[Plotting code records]
____
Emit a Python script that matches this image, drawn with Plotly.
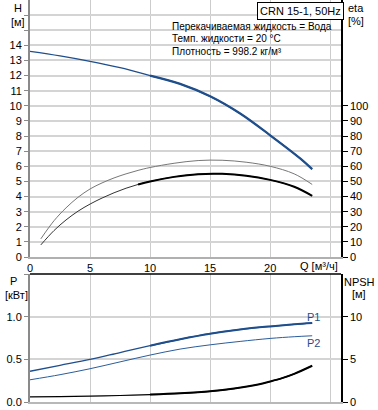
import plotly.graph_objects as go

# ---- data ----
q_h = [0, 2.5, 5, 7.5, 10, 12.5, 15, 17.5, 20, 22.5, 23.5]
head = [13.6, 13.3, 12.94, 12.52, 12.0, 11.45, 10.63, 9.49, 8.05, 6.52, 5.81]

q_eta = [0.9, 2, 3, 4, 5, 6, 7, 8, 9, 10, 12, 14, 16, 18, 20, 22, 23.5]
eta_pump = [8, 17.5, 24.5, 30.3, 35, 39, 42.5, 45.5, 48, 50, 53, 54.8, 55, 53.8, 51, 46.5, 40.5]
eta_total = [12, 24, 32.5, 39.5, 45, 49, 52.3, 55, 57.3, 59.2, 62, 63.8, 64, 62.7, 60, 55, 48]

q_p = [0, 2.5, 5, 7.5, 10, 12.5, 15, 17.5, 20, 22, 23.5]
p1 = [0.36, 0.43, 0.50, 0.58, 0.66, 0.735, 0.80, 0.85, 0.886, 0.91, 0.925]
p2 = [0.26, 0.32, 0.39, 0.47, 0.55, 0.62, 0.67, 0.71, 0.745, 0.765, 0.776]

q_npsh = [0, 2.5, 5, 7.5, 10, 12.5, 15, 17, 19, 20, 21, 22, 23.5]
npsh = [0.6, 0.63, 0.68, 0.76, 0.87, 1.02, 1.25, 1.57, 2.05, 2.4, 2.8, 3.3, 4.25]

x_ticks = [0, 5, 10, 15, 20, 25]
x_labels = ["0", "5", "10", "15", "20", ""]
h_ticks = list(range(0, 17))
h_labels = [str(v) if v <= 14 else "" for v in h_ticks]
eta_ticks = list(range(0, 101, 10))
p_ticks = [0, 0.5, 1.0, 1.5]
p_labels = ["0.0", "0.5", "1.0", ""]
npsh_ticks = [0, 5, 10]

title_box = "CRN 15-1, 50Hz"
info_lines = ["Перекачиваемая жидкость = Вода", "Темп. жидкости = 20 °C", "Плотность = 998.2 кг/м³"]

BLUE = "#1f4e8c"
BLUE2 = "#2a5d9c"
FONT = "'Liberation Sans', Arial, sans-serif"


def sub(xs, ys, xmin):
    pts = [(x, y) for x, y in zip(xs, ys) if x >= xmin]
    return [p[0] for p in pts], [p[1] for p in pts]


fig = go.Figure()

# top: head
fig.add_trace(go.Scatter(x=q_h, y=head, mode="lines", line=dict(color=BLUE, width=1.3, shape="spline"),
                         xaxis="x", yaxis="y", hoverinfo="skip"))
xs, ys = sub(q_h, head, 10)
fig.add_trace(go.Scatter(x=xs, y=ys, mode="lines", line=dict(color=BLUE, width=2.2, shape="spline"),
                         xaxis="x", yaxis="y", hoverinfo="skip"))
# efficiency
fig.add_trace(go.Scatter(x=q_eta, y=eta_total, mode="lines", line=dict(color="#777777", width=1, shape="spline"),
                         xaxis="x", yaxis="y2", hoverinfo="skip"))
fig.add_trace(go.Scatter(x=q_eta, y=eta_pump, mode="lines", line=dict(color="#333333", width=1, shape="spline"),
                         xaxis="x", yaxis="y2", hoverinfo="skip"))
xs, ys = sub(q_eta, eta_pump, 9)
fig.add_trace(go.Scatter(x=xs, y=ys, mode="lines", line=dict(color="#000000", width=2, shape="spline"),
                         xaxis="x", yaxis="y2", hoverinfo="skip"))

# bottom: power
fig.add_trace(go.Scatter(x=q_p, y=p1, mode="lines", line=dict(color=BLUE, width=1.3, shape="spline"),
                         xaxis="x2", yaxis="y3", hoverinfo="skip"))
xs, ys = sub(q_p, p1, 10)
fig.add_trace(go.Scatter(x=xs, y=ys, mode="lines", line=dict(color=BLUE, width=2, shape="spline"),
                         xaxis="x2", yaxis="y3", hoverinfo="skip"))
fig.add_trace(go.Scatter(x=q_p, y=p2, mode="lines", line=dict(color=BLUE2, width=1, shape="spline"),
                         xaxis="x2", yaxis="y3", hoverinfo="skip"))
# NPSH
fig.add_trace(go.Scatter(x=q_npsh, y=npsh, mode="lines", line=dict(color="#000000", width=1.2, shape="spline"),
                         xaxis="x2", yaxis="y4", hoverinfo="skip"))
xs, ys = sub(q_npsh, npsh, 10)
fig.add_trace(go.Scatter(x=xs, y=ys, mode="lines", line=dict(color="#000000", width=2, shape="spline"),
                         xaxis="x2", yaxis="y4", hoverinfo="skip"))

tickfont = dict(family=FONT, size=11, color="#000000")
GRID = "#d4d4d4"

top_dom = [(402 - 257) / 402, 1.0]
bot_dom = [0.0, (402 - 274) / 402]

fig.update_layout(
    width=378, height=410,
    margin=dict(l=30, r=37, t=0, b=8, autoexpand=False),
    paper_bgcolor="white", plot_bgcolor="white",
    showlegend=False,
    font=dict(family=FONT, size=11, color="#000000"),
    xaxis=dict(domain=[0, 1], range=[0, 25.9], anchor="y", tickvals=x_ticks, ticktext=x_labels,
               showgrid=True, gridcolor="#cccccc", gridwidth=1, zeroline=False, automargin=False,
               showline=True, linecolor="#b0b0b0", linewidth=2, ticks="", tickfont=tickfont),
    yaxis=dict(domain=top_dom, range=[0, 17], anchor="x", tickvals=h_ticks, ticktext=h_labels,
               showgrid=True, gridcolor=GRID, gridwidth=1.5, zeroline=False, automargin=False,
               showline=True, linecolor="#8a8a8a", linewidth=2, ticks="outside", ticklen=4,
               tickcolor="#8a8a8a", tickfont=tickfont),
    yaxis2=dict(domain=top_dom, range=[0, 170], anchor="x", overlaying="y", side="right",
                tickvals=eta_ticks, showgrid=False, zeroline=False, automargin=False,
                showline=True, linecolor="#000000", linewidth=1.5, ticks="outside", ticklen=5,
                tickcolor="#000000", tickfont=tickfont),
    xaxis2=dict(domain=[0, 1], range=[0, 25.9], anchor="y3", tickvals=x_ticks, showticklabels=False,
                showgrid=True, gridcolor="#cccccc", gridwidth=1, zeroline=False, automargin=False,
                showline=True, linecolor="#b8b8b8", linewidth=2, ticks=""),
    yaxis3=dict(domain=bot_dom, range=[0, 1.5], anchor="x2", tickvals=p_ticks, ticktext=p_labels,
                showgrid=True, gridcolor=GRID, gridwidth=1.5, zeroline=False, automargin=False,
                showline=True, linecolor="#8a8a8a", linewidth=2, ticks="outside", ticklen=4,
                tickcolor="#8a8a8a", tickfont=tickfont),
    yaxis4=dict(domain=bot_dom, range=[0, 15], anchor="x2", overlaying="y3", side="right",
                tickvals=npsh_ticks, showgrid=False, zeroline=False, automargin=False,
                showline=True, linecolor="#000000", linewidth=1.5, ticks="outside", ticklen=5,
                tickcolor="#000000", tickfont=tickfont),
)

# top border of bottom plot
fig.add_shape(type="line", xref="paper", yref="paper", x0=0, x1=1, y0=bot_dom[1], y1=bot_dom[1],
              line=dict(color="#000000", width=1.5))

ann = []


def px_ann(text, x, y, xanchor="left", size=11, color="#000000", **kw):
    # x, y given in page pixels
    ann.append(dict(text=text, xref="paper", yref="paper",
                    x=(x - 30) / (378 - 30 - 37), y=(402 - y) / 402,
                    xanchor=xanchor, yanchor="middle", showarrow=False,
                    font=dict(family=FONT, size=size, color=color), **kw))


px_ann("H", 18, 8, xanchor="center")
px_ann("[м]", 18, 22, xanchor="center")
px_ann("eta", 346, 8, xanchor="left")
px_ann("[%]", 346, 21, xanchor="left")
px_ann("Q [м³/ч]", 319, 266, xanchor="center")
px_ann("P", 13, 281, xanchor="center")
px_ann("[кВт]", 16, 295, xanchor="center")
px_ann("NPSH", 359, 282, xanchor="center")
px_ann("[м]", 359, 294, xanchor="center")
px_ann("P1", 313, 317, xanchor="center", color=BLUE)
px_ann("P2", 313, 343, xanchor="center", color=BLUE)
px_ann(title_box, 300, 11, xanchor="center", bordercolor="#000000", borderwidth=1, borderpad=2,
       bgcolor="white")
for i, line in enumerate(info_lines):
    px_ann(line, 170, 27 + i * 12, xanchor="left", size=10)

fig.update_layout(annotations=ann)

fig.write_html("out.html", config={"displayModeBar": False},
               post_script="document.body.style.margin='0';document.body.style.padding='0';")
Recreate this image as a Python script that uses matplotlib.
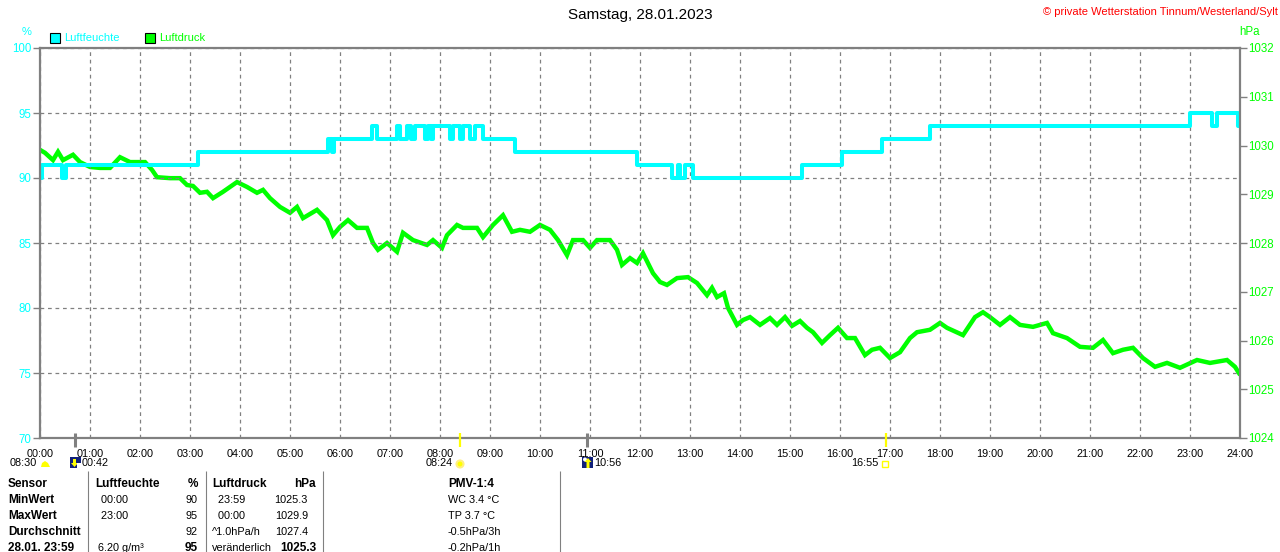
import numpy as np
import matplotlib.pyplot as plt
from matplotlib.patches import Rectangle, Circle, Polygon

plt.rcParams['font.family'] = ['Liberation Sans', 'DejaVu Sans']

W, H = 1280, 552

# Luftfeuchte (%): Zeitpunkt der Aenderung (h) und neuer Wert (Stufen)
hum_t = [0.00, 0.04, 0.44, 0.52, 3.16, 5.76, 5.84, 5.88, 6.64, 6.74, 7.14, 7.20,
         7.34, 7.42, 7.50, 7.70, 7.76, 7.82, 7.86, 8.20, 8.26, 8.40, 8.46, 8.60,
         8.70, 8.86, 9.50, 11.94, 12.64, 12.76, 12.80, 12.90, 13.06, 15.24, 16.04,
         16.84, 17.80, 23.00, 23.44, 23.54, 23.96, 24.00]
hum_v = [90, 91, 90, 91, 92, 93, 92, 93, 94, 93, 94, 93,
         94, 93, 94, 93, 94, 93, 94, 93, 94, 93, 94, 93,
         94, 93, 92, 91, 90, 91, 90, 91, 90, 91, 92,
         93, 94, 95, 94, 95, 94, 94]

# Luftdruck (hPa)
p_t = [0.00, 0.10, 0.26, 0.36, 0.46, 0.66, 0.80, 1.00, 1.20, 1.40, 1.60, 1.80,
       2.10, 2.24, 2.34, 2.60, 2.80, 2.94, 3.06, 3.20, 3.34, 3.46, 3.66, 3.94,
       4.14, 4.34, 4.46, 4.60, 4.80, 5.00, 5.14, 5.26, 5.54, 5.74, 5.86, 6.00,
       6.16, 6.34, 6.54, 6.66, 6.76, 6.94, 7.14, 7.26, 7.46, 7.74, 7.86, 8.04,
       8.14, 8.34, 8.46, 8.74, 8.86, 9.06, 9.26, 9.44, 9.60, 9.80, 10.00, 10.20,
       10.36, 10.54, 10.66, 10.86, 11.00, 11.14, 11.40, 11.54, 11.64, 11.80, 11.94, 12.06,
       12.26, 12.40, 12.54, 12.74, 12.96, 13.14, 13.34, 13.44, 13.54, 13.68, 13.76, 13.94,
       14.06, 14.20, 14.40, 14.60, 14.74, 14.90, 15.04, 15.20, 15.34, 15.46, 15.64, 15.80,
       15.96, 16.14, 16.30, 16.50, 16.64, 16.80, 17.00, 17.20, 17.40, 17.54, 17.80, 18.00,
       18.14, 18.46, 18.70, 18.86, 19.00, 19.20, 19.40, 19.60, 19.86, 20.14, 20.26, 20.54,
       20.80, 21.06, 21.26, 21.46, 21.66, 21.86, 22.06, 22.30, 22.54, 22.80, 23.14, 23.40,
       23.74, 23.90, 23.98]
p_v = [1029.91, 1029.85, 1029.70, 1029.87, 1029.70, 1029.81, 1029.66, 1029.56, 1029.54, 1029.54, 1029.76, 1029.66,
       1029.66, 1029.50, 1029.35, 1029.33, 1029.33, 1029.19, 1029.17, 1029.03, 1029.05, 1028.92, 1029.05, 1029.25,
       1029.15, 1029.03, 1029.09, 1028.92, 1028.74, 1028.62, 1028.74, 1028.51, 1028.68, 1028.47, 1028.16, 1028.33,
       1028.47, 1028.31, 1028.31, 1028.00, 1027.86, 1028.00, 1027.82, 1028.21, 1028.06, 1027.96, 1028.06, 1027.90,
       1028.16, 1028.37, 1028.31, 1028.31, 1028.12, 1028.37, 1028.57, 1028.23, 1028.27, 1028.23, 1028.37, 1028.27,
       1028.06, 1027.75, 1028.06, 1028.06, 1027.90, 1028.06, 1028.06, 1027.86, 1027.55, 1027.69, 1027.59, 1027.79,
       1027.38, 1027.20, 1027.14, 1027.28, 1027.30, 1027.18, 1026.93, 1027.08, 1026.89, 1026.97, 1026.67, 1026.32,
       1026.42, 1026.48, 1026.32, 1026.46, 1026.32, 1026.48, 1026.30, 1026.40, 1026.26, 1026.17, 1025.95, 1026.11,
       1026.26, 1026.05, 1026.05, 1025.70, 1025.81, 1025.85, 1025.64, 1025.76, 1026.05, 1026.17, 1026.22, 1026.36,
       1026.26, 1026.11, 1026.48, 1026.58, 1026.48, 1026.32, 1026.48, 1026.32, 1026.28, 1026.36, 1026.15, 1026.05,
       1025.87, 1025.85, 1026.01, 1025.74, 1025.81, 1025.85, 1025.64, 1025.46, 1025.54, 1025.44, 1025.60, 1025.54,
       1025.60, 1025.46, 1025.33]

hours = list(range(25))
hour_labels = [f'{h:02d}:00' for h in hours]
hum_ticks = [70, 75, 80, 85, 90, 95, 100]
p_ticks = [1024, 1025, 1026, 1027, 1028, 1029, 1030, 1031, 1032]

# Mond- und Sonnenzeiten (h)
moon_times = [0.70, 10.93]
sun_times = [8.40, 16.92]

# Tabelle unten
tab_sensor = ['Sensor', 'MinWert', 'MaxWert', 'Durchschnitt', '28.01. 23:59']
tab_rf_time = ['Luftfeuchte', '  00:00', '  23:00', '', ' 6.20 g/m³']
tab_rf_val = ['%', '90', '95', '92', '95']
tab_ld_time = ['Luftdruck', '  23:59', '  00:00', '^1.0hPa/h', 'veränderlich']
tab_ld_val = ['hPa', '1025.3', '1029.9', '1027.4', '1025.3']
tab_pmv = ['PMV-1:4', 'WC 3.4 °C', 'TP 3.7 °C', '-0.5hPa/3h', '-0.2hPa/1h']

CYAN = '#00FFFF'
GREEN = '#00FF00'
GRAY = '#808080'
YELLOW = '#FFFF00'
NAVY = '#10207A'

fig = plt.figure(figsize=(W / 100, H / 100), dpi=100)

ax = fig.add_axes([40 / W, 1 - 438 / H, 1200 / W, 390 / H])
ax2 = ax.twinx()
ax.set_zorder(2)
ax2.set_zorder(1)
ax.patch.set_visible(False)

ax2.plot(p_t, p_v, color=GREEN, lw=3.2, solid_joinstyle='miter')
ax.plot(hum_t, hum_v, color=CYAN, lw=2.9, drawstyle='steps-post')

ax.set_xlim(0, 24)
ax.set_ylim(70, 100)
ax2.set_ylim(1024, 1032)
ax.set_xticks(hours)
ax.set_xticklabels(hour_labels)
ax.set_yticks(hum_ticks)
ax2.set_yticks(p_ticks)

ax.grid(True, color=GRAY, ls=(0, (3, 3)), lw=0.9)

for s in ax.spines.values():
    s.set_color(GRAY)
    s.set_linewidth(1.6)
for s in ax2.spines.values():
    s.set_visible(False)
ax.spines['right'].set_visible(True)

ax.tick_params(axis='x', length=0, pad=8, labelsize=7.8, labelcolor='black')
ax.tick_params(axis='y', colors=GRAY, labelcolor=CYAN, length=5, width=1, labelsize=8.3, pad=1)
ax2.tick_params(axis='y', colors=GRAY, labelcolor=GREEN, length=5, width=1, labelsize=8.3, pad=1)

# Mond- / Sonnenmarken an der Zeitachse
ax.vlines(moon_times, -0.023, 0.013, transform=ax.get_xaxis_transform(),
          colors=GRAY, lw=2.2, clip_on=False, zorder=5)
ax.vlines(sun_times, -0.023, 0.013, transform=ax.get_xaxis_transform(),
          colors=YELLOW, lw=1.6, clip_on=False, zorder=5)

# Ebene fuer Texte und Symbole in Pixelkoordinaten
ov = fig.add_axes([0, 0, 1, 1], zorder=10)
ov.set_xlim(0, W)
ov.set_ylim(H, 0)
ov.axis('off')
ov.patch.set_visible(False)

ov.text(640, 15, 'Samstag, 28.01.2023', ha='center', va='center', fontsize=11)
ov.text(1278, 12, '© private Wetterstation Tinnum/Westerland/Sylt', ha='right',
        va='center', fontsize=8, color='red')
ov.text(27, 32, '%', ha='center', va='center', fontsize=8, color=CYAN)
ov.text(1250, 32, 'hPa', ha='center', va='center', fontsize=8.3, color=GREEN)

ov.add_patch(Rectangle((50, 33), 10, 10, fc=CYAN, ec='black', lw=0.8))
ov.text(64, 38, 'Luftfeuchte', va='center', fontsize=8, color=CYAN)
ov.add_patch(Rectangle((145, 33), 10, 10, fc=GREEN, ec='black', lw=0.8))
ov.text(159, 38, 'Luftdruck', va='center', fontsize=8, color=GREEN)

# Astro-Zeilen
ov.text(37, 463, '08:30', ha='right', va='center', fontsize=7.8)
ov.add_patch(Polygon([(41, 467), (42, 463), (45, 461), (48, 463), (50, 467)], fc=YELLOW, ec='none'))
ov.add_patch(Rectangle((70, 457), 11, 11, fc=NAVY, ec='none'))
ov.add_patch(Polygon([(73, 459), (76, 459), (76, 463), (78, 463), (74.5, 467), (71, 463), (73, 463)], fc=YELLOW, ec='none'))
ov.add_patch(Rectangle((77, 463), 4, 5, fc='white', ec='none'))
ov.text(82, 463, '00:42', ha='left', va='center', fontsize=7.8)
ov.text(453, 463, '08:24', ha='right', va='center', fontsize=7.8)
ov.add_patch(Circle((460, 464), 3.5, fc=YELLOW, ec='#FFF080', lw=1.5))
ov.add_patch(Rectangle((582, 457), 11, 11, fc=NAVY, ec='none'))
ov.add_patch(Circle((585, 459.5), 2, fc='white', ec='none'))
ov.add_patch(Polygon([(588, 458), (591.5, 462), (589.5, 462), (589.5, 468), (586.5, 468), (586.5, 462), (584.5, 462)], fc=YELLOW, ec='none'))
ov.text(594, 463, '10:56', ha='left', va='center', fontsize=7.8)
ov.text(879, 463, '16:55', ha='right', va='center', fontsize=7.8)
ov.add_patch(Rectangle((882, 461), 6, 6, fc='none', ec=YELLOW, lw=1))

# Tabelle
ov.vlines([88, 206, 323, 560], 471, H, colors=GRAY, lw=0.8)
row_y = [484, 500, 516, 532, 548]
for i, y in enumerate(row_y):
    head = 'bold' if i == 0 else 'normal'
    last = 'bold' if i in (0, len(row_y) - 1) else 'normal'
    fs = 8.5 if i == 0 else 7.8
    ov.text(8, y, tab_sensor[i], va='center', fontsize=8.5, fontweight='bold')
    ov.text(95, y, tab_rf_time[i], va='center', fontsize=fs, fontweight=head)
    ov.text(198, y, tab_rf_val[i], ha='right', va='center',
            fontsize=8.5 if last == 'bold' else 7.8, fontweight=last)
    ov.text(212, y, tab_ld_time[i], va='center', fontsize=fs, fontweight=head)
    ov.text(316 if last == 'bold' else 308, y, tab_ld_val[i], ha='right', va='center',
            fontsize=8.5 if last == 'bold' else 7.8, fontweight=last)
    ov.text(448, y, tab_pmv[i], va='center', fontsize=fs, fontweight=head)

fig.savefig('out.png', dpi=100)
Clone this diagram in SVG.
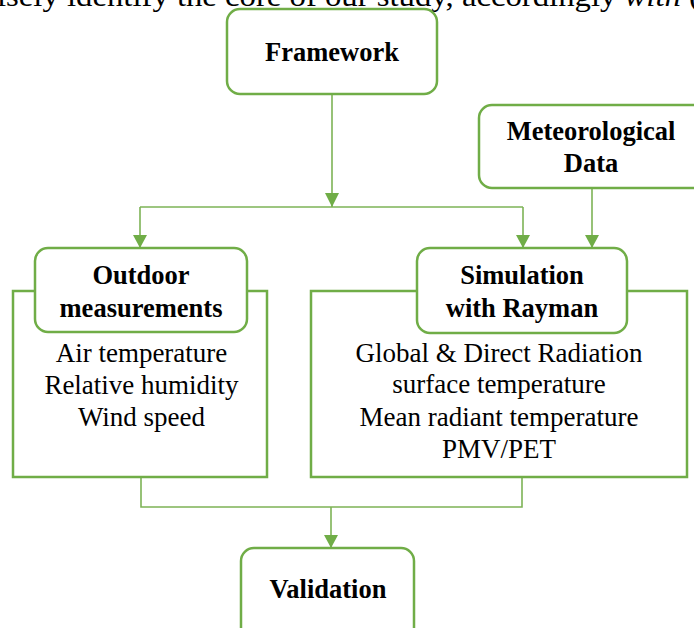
____
### What to work on
Set the lines above down again, word for word, from the first through the one containing "npsh_ticks = [0, 5, 10]"; pictures excluded.

### Problem solution
Emit a Python script that matches this image, drawn with Plotly.
import plotly.graph_objects as go

# ---- data ----
q_h = [0, 2.5, 5, 7.5, 10, 12.5, 15, 17.5, 20, 22.5, 23.5]
head = [13.6, 13.3, 12.94, 12.52, 12.0, 11.45, 10.63, 9.49, 8.05, 6.52, 5.81]

q_eta = [0.9, 2, 3, 4, 5, 6, 7, 8, 9, 10, 12, 14, 16, 18, 20, 22, 23.5]
eta_pump = [8, 17.5, 24.5, 30.3, 35, 39, 42.5, 45.5, 48, 50, 53, 54.8, 55, 53.8, 51, 46.5, 40.5]
eta_total = [12, 24, 32.5, 39.5, 45, 49, 52.3, 55, 57.3, 59.2, 62, 63.8, 64, 62.7, 60, 55, 48]

q_p = [0, 2.5, 5, 7.5, 10, 12.5, 15, 17.5, 20, 22, 23.5]
p1 = [0.36, 0.43, 0.50, 0.58, 0.66, 0.735, 0.80, 0.85, 0.886, 0.91, 0.925]
p2 = [0.26, 0.32, 0.39, 0.47, 0.55, 0.62, 0.67, 0.71, 0.745, 0.765, 0.776]

q_npsh = [0, 2.5, 5, 7.5, 10, 12.5, 15, 17, 19, 20, 21, 22, 23.5]
npsh = [0.6, 0.63, 0.68, 0.76, 0.87, 1.02, 1.25, 1.57, 2.05, 2.4, 2.8, 3.3, 4.25]

x_ticks = [0, 5, 10, 15, 20, 25]
x_labels = ["0", "5", "10", "15", "20", ""]
h_ticks = list(range(0, 17))
h_labels = [str(v) if v <= 14 else "" for v in h_ticks]
eta_ticks = list(range(0, 101, 10))
p_ticks = [0, 0.5, 1.0, 1.5]
p_labels = ["0.0", "0.5", "1.0", ""]
npsh_ticks = [0, 5, 10]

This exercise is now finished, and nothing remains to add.